--- PROBLEM DESCRIPTION ---
Give the material once more, word for word, without any images.

--- DATASET EXTRACT ---
☆ ☆ ☆ ☆ ☆

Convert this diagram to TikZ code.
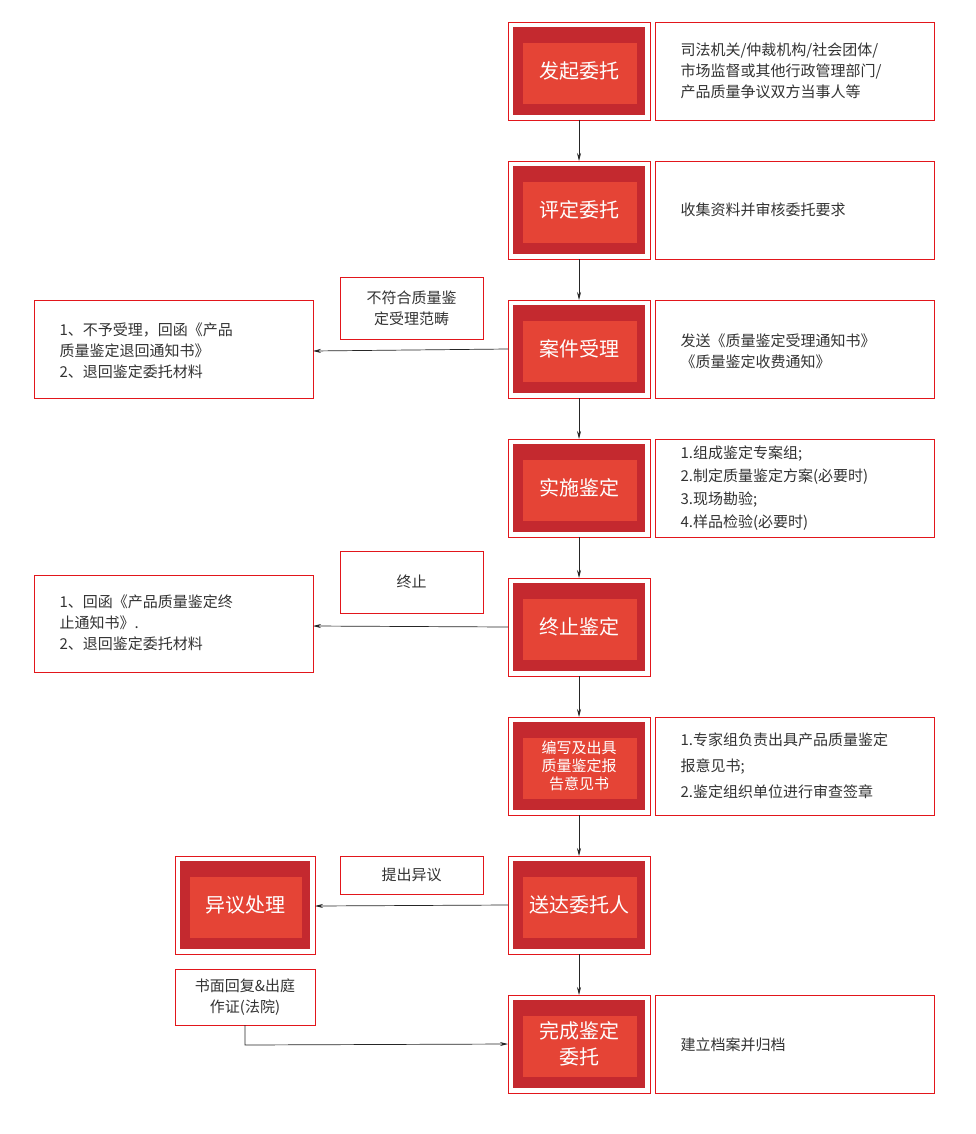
\documentclass[tikz,border=0pt]{standalone}
\usepackage{fontspec}
\setmainfont{Noto Sans CJK SC}
\usetikzlibrary{arrows.meta}
\definecolor{ol}{HTML}{E2161B}
\definecolor{dk}{HTML}{C4292F}
\definecolor{lt}{HTML}{E54436}
\definecolor{tx}{HTML}{333333}
\begin{document}
\begin{tikzpicture}[x=1pt,y=-1pt,
  ln/.style={draw=ol,line width=0.9pt},
  arr/.style={draw=black!85,line width=0.7pt,-{Stealth[length=8pt,width=4pt]}},
  txt/.style={font=\fontsize{15}{21}\selectfont,text=tx,align=left,anchor=west}]
\fill[white] (0,0) rectangle (976,1134);
\useasboundingbox (0,0) rectangle (976,1134);
\newcommand\rbox[6]{% x1 y1 x2 y2 name text
  \draw[ln] (#1,#2) rectangle (#3,#4);
  \fill[dk] (#1+5,#2+5) rectangle (#3-5,#4-5);
  \fill[lt] (#1+15,#2+21) rectangle (#3-13,#4-16);
  \node[text=white,align=center,font=\fontsize{20}{26}\selectfont] (#5) at ({(#1+#3)/2},{(#2+#4)/2}) {#6};
  \coordinate (#5t) at ({(#1+#3)/2},#2);
  \coordinate (#5b) at ({(#1+#3)/2},#4);
  \coordinate (#5l) at (#1,{(#2+#4)/2});}
\rbox{508}{22}{650}{120}{a}{发起委托}
\rbox{508}{161}{650}{259}{b}{评定委托}
\rbox{508}{300}{650}{398}{c}{案件受理}
\rbox{508}{439}{650}{537}{d}{实施鉴定}
\rbox{508}{578}{650}{676}{e}{终止鉴定}
\draw[ln] (508,717) rectangle (650,815);
\fill[dk] (513,722) rectangle (645,810);
\fill[lt] (523,738) rectangle (637,799);
\node[text=white,align=center,font=\fontsize{15}{18}\selectfont] (f) at (579,766) {编写及出具\\质量鉴定报\\告意见书};
\coordinate (ft) at (579,717); \coordinate (fb) at (579,815);
\rbox{508}{856}{650}{954}{g}{送达委托人}
\rbox{508}{995}{650}{1093}{h}{完成鉴定\\委托}
\rbox{175}{856}{315}{954}{y}{异议处理}
% right text boxes
\draw[ln] (655,22) rectangle (934,120);
\node[txt] (r1) at (677,71) {司法机关/仲裁机构/社会团体/\\市场监督或其他行政管理部门/\\产品质量争议双方当事人等};
\draw[ln] (655,161) rectangle (934,259);
\node[txt] (r2) at (677,210) {收集资料并审核委托要求};
\draw[ln] (655,300) rectangle (934,398);
\node[txt] (r3) at (677,351) {发送《质量鉴定受理通知书》\\《质量鉴定收费通知》};
\draw[ln] (655,439) rectangle (934,537);
\node[txt,font=\fontsize{15}{23}\selectfont] (r4) at (677,488) {1.组成鉴定专案组;\\2.制定质量鉴定方案(必要时)\\3.现场勘验;\\4.样品检验(必要时)};
\draw[ln] (655,717) rectangle (934,815);
\node[txt,font=\fontsize{15}{26}\selectfont] (r6) at (677,766) {1.专家组负责出具产品质量鉴定\\报意见书;\\2.鉴定组织单位进行审查签章};
\draw[ln] (655,995) rectangle (934,1093);
\node[txt] (r8) at (677,1045) {建立档案并归档};
% left boxes
\draw[ln] (34,300) rectangle (313,398);
\node[txt] (l1) at (56,351) {1、不予受理，回函《产品\\质量鉴定退回通知书》\\2、退回鉴定委托材料};
\draw[ln] (34,575) rectangle (313,672);
\node[txt] (l2) at (56,623) {1、回函《产品质量鉴定终\\止通知书》.\\2、退回鉴定委托材料};
\coordinate (l1r) at (313,351); \coordinate (l2r) at (313,626); \coordinate (yr) at (315,906);
% labels
\draw[ln] (340,277) rectangle (483,339);
\node[font=\fontsize{15}{21}\selectfont,text=tx,align=center] (k1) at (411.5,308) {不符合质量鉴\\定受理范畴};
\draw[ln] (340,551) rectangle (483,613);
\node[font=\fontsize{15}{21}\selectfont,text=tx] (k2) at (411.5,582) {终止};
\draw[ln] (340,856) rectangle (483,894);
\node[font=\fontsize{15}{21}\selectfont,text=tx] (k3) at (411.5,875) {提出异议};
\draw[ln] (175,969) rectangle (315,1025);
\node[font=\fontsize{15}{21}\selectfont,text=tx,align=center] (k4) at (245,997) {书面回复\&出庭\\作证(法院)};
\coordinate (k4b) at (245,1025); \coordinate (k4c) at (245,1045);
% arrows
\draw[arr] (ab) -- (bt);
\draw[arr] (bb) -- (ct);
\draw[arr] (cb) -- (dt);
\draw[arr] (db) -- (et);
\draw[arr] (eb) -- (ft);
\draw[arr] (fb) -- (gt);
\draw[arr] (gb) -- (ht);
\draw[arr] (cl) -- (l1r);
\draw[arr] (el) -- (l2r);
\draw[arr] (gl) -- (yr);
\draw[arr] (k4b) -- (k4c) -- (hl);
\end{tikzpicture}
\end{document}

☆ ☆ ☆ ☆ ☆

--- RIGHT ANSWER ---
Convert this diagram to TikZ code.
\documentclass[tikz,border=0pt]{standalone}
\usepackage{fontspec}
\setmainfont{Noto Sans CJK SC}
\usetikzlibrary{arrows.meta}
\definecolor{ol}{HTML}{E2161B}
\definecolor{dk}{HTML}{C4292F}
\definecolor{lt}{HTML}{E54436}
\definecolor{tx}{HTML}{333333}
\begin{document}
\begin{tikzpicture}[x=1pt,y=-1pt,
  ln/.style={draw=ol,line width=0.9pt},
  arr/.style={draw=black!85,line width=0.7pt,-{Stealth[length=8pt,width=4pt]}},
  txt/.style={font=\fontsize{15}{21}\selectfont,text=tx,align=left,anchor=west}]
\fill[white] (0,0) rectangle (976,1134);
\useasboundingbox (0,0) rectangle (976,1134);
\newcommand\rbox[6]{% x1 y1 x2 y2 name text
  \draw[ln] (#1,#2) rectangle (#3,#4);
  \fill[dk] (#1+5,#2+5) rectangle (#3-5,#4-5);
  \fill[lt] (#1+15,#2+21) rectangle (#3-13,#4-16);
  \node[text=white,align=center,font=\fontsize{20}{26}\selectfont] (#5) at ({(#1+#3)/2},{(#2+#4)/2}) {#6};
  \coordinate (#5t) at ({(#1+#3)/2},#2);
  \coordinate (#5b) at ({(#1+#3)/2},#4);
  \coordinate (#5l) at (#1,{(#2+#4)/2});}
\rbox{508}{22}{650}{120}{a}{发起委托}
\rbox{508}{161}{650}{259}{b}{评定委托}
\rbox{508}{300}{650}{398}{c}{案件受理}
\rbox{508}{439}{650}{537}{d}{实施鉴定}
\rbox{508}{578}{650}{676}{e}{终止鉴定}
\draw[ln] (508,717) rectangle (650,815);
\fill[dk] (513,722) rectangle (645,810);
\fill[lt] (523,738) rectangle (637,799);
\node[text=white,align=center,font=\fontsize{15}{18}\selectfont] (f) at (579,766) {编写及出具\\质量鉴定报\\告意见书};
\coordinate (ft) at (579,717); \coordinate (fb) at (579,815);
\rbox{508}{856}{650}{954}{g}{送达委托人}
\rbox{508}{995}{650}{1093}{h}{完成鉴定\\委托}
\rbox{175}{856}{315}{954}{y}{异议处理}
% right text boxes
\draw[ln] (655,22) rectangle (934,120);
\node[txt] (r1) at (677,71) {司法机关/仲裁机构/社会团体/\\市场监督或其他行政管理部门/\\产品质量争议双方当事人等};
\draw[ln] (655,161) rectangle (934,259);
\node[txt] (r2) at (677,210) {收集资料并审核委托要求};
\draw[ln] (655,300) rectangle (934,398);
\node[txt] (r3) at (677,351) {发送《质量鉴定受理通知书》\\《质量鉴定收费通知》};
\draw[ln] (655,439) rectangle (934,537);
\node[txt,font=\fontsize{15}{23}\selectfont] (r4) at (677,488) {1.组成鉴定专案组;\\2.制定质量鉴定方案(必要时)\\3.现场勘验;\\4.样品检验(必要时)};
\draw[ln] (655,717) rectangle (934,815);
\node[txt,font=\fontsize{15}{26}\selectfont] (r6) at (677,766) {1.专家组负责出具产品质量鉴定\\报意见书;\\2.鉴定组织单位进行审查签章};
\draw[ln] (655,995) rectangle (934,1093);
\node[txt] (r8) at (677,1045) {建立档案并归档};
% left boxes
\draw[ln] (34,300) rectangle (313,398);
\node[txt] (l1) at (56,351) {1、不予受理，回函《产品\\质量鉴定退回通知书》\\2、退回鉴定委托材料};
\draw[ln] (34,575) rectangle (313,672);
\node[txt] (l2) at (56,623) {1、回函《产品质量鉴定终\\止通知书》.\\2、退回鉴定委托材料};
\coordinate (l1r) at (313,351); \coordinate (l2r) at (313,626); \coordinate (yr) at (315,906);
% labels
\draw[ln] (340,277) rectangle (483,339);
\node[font=\fontsize{15}{21}\selectfont,text=tx,align=center] (k1) at (411.5,308) {不符合质量鉴\\定受理范畴};
\draw[ln] (340,551) rectangle (483,613);
\node[font=\fontsize{15}{21}\selectfont,text=tx] (k2) at (411.5,582) {终止};
\draw[ln] (340,856) rectangle (483,894);
\node[font=\fontsize{15}{21}\selectfont,text=tx] (k3) at (411.5,875) {提出异议};
\draw[ln] (175,969) rectangle (315,1025);
\node[font=\fontsize{15}{21}\selectfont,text=tx,align=center] (k4) at (245,997) {书面回复\&出庭\\作证(法院)};
\coordinate (k4b) at (245,1025); \coordinate (k4c) at (245,1045);
% arrows
\draw[arr] (ab) -- (bt);
\draw[arr] (bb) -- (ct);
\draw[arr] (cb) -- (dt);
\draw[arr] (db) -- (et);
\draw[arr] (eb) -- (ft);
\draw[arr] (fb) -- (gt);
\draw[arr] (gb) -- (ht);
\draw[arr] (cl) -- (l1r);
\draw[arr] (el) -- (l2r);
\draw[arr] (gl) -- (yr);
\draw[arr] (k4b) -- (k4c) -- (hl);
\end{tikzpicture}
\end{document}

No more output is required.